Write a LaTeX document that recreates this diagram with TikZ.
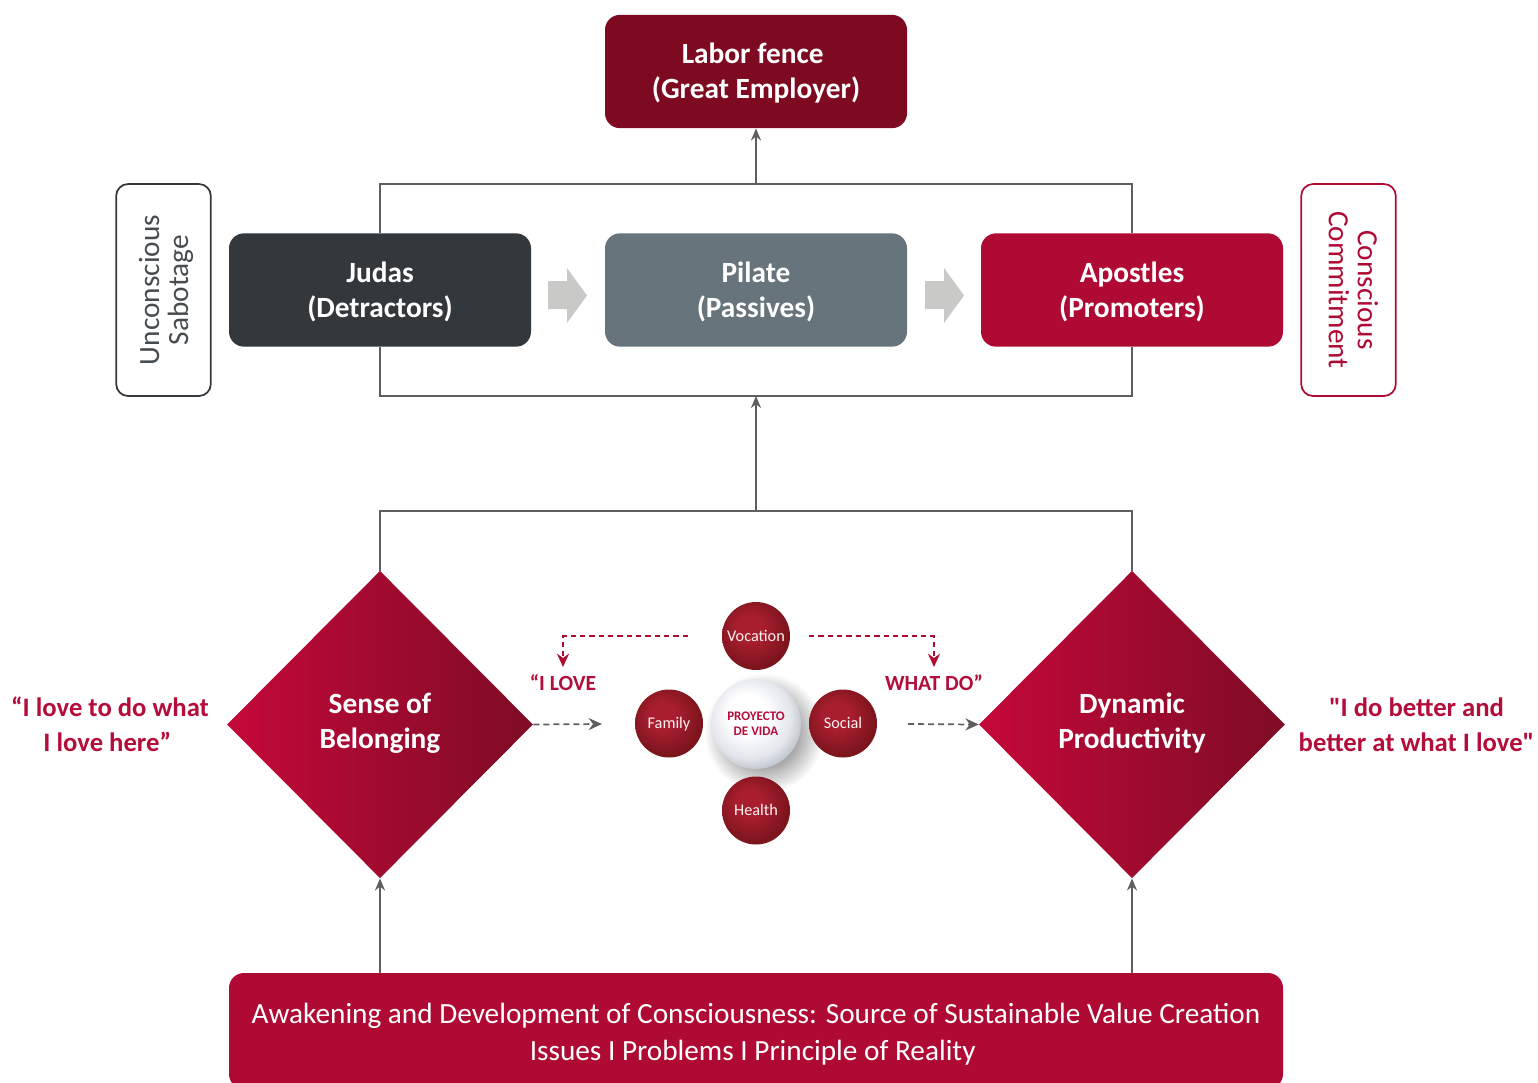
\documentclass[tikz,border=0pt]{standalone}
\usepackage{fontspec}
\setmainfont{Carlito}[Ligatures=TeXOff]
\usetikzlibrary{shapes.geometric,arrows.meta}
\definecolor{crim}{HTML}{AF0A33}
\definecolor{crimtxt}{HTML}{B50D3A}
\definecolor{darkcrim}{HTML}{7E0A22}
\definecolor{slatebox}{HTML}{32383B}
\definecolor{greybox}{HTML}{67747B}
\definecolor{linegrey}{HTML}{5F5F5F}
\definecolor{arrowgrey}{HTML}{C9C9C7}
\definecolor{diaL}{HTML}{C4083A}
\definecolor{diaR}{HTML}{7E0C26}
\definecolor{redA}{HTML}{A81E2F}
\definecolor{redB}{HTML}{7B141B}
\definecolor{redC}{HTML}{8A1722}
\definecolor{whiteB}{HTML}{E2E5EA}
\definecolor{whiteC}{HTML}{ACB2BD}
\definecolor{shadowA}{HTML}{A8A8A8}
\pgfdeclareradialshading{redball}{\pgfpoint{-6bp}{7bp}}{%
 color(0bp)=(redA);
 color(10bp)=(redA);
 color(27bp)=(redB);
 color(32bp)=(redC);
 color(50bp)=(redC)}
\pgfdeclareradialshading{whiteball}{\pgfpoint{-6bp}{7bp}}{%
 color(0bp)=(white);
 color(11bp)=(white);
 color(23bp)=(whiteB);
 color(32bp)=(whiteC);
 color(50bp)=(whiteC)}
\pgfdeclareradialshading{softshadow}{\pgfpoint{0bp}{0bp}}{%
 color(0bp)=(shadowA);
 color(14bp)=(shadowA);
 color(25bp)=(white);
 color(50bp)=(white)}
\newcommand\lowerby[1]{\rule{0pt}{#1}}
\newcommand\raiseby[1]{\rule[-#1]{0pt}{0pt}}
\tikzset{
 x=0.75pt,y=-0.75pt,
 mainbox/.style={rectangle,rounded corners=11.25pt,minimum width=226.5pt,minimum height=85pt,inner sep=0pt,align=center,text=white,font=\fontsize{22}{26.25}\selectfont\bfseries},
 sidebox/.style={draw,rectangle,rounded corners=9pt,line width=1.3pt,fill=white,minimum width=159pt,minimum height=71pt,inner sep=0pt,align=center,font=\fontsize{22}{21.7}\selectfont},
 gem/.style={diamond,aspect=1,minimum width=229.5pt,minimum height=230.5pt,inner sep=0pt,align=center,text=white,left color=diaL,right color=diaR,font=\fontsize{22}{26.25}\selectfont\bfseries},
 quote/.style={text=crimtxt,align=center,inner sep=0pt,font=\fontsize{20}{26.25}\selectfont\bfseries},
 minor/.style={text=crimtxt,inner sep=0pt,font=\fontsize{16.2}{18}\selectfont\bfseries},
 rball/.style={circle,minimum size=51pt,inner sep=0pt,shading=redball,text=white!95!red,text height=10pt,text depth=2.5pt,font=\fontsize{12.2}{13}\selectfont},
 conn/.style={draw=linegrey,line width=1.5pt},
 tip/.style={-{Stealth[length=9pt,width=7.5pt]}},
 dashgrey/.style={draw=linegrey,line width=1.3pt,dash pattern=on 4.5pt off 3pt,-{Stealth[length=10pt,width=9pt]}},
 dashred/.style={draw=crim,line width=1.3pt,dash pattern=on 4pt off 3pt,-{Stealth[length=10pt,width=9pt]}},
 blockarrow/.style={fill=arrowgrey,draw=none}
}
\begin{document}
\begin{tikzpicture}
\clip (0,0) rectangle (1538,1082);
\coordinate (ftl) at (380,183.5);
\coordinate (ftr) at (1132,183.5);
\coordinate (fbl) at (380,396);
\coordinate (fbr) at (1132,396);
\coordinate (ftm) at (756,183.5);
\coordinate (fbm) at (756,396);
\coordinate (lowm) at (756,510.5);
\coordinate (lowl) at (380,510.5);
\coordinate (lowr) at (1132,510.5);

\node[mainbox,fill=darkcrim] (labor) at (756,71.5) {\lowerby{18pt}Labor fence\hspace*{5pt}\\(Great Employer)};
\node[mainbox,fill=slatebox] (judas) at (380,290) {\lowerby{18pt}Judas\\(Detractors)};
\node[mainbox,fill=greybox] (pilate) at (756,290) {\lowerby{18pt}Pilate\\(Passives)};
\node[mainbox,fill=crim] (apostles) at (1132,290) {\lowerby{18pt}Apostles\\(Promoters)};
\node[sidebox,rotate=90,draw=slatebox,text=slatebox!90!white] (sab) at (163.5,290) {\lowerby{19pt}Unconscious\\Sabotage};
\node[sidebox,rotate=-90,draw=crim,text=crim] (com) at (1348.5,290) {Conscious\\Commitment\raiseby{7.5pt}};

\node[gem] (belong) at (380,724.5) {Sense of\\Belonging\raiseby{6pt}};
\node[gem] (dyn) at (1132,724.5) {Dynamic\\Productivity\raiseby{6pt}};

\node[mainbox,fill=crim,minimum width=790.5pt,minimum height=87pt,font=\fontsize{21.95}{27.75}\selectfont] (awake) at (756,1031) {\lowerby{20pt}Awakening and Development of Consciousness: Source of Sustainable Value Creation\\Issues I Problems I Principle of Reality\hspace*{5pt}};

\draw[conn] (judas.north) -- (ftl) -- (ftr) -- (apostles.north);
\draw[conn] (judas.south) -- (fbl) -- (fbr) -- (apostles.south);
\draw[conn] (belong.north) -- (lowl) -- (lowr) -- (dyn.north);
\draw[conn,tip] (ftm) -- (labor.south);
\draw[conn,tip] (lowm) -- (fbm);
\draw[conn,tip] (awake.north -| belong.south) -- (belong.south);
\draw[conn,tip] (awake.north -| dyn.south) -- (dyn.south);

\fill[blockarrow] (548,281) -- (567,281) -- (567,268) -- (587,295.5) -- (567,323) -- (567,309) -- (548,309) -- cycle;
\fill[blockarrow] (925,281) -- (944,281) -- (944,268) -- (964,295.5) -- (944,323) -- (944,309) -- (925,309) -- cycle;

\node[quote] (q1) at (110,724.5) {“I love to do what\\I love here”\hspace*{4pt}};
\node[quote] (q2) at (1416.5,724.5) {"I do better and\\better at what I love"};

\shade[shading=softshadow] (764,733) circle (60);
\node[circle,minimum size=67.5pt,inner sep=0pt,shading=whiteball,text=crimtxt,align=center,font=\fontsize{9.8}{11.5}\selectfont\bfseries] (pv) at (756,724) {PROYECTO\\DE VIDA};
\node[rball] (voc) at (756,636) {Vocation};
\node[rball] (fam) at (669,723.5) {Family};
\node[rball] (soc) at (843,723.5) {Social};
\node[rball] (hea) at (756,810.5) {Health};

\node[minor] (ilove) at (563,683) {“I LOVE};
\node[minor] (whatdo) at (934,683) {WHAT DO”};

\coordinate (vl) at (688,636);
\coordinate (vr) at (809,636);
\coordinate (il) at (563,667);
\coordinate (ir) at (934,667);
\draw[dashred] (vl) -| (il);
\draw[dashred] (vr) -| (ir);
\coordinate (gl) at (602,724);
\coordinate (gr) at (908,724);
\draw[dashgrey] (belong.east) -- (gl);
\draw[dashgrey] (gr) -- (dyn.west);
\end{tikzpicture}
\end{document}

**Goal:**
Pictures in the data above should not be copied; transcribe everything else exactly.

**Result for this exercise:**
Write a LaTeX document that recreates this diagram with TikZ.
\documentclass[tikz,border=0pt]{standalone}
\usepackage{fontspec}
\setmainfont{Carlito}[Ligatures=TeXOff]
\usetikzlibrary{shapes.geometric,arrows.meta}
\definecolor{crim}{HTML}{AF0A33}
\definecolor{crimtxt}{HTML}{B50D3A}
\definecolor{darkcrim}{HTML}{7E0A22}
\definecolor{slatebox}{HTML}{32383B}
\definecolor{greybox}{HTML}{67747B}
\definecolor{linegrey}{HTML}{5F5F5F}
\definecolor{arrowgrey}{HTML}{C9C9C7}
\definecolor{diaL}{HTML}{C4083A}
\definecolor{diaR}{HTML}{7E0C26}
\definecolor{redA}{HTML}{A81E2F}
\definecolor{redB}{HTML}{7B141B}
\definecolor{redC}{HTML}{8A1722}
\definecolor{whiteB}{HTML}{E2E5EA}
\definecolor{whiteC}{HTML}{ACB2BD}
\definecolor{shadowA}{HTML}{A8A8A8}
\pgfdeclareradialshading{redball}{\pgfpoint{-6bp}{7bp}}{%
 color(0bp)=(redA);
 color(10bp)=(redA);
 color(27bp)=(redB);
 color(32bp)=(redC);
 color(50bp)=(redC)}
\pgfdeclareradialshading{whiteball}{\pgfpoint{-6bp}{7bp}}{%
 color(0bp)=(white);
 color(11bp)=(white);
 color(23bp)=(whiteB);
 color(32bp)=(whiteC);
 color(50bp)=(whiteC)}
\pgfdeclareradialshading{softshadow}{\pgfpoint{0bp}{0bp}}{%
 color(0bp)=(shadowA);
 color(14bp)=(shadowA);
 color(25bp)=(white);
 color(50bp)=(white)}
\newcommand\lowerby[1]{\rule{0pt}{#1}}
\newcommand\raiseby[1]{\rule[-#1]{0pt}{0pt}}
\tikzset{
 x=0.75pt,y=-0.75pt,
 mainbox/.style={rectangle,rounded corners=11.25pt,minimum width=226.5pt,minimum height=85pt,inner sep=0pt,align=center,text=white,font=\fontsize{22}{26.25}\selectfont\bfseries},
 sidebox/.style={draw,rectangle,rounded corners=9pt,line width=1.3pt,fill=white,minimum width=159pt,minimum height=71pt,inner sep=0pt,align=center,font=\fontsize{22}{21.7}\selectfont},
 gem/.style={diamond,aspect=1,minimum width=229.5pt,minimum height=230.5pt,inner sep=0pt,align=center,text=white,left color=diaL,right color=diaR,font=\fontsize{22}{26.25}\selectfont\bfseries},
 quote/.style={text=crimtxt,align=center,inner sep=0pt,font=\fontsize{20}{26.25}\selectfont\bfseries},
 minor/.style={text=crimtxt,inner sep=0pt,font=\fontsize{16.2}{18}\selectfont\bfseries},
 rball/.style={circle,minimum size=51pt,inner sep=0pt,shading=redball,text=white!95!red,text height=10pt,text depth=2.5pt,font=\fontsize{12.2}{13}\selectfont},
 conn/.style={draw=linegrey,line width=1.5pt},
 tip/.style={-{Stealth[length=9pt,width=7.5pt]}},
 dashgrey/.style={draw=linegrey,line width=1.3pt,dash pattern=on 4.5pt off 3pt,-{Stealth[length=10pt,width=9pt]}},
 dashred/.style={draw=crim,line width=1.3pt,dash pattern=on 4pt off 3pt,-{Stealth[length=10pt,width=9pt]}},
 blockarrow/.style={fill=arrowgrey,draw=none}
}
\begin{document}
\begin{tikzpicture}
\clip (0,0) rectangle (1538,1082);
\coordinate (ftl) at (380,183.5);
\coordinate (ftr) at (1132,183.5);
\coordinate (fbl) at (380,396);
\coordinate (fbr) at (1132,396);
\coordinate (ftm) at (756,183.5);
\coordinate (fbm) at (756,396);
\coordinate (lowm) at (756,510.5);
\coordinate (lowl) at (380,510.5);
\coordinate (lowr) at (1132,510.5);

\node[mainbox,fill=darkcrim] (labor) at (756,71.5) {\lowerby{18pt}Labor fence\hspace*{5pt}\\(Great Employer)};
\node[mainbox,fill=slatebox] (judas) at (380,290) {\lowerby{18pt}Judas\\(Detractors)};
\node[mainbox,fill=greybox] (pilate) at (756,290) {\lowerby{18pt}Pilate\\(Passives)};
\node[mainbox,fill=crim] (apostles) at (1132,290) {\lowerby{18pt}Apostles\\(Promoters)};
\node[sidebox,rotate=90,draw=slatebox,text=slatebox!90!white] (sab) at (163.5,290) {\lowerby{19pt}Unconscious\\Sabotage};
\node[sidebox,rotate=-90,draw=crim,text=crim] (com) at (1348.5,290) {Conscious\\Commitment\raiseby{7.5pt}};

\node[gem] (belong) at (380,724.5) {Sense of\\Belonging\raiseby{6pt}};
\node[gem] (dyn) at (1132,724.5) {Dynamic\\Productivity\raiseby{6pt}};

\node[mainbox,fill=crim,minimum width=790.5pt,minimum height=87pt,font=\fontsize{21.95}{27.75}\selectfont] (awake) at (756,1031) {\lowerby{20pt}Awakening and Development of Consciousness: Source of Sustainable Value Creation\\Issues I Problems I Principle of Reality\hspace*{5pt}};

\draw[conn] (judas.north) -- (ftl) -- (ftr) -- (apostles.north);
\draw[conn] (judas.south) -- (fbl) -- (fbr) -- (apostles.south);
\draw[conn] (belong.north) -- (lowl) -- (lowr) -- (dyn.north);
\draw[conn,tip] (ftm) -- (labor.south);
\draw[conn,tip] (lowm) -- (fbm);
\draw[conn,tip] (awake.north -| belong.south) -- (belong.south);
\draw[conn,tip] (awake.north -| dyn.south) -- (dyn.south);

\fill[blockarrow] (548,281) -- (567,281) -- (567,268) -- (587,295.5) -- (567,323) -- (567,309) -- (548,309) -- cycle;
\fill[blockarrow] (925,281) -- (944,281) -- (944,268) -- (964,295.5) -- (944,323) -- (944,309) -- (925,309) -- cycle;

\node[quote] (q1) at (110,724.5) {“I love to do what\\I love here”\hspace*{4pt}};
\node[quote] (q2) at (1416.5,724.5) {"I do better and\\better at what I love"};

\shade[shading=softshadow] (764,733) circle (60);
\node[circle,minimum size=67.5pt,inner sep=0pt,shading=whiteball,text=crimtxt,align=center,font=\fontsize{9.8}{11.5}\selectfont\bfseries] (pv) at (756,724) {PROYECTO\\DE VIDA};
\node[rball] (voc) at (756,636) {Vocation};
\node[rball] (fam) at (669,723.5) {Family};
\node[rball] (soc) at (843,723.5) {Social};
\node[rball] (hea) at (756,810.5) {Health};

\node[minor] (ilove) at (563,683) {“I LOVE};
\node[minor] (whatdo) at (934,683) {WHAT DO”};

\coordinate (vl) at (688,636);
\coordinate (vr) at (809,636);
\coordinate (il) at (563,667);
\coordinate (ir) at (934,667);
\draw[dashred] (vl) -| (il);
\draw[dashred] (vr) -| (ir);
\coordinate (gl) at (602,724);
\coordinate (gr) at (908,724);
\draw[dashgrey] (belong.east) -- (gl);
\draw[dashgrey] (gr) -- (dyn.west);
\end{tikzpicture}
\end{document}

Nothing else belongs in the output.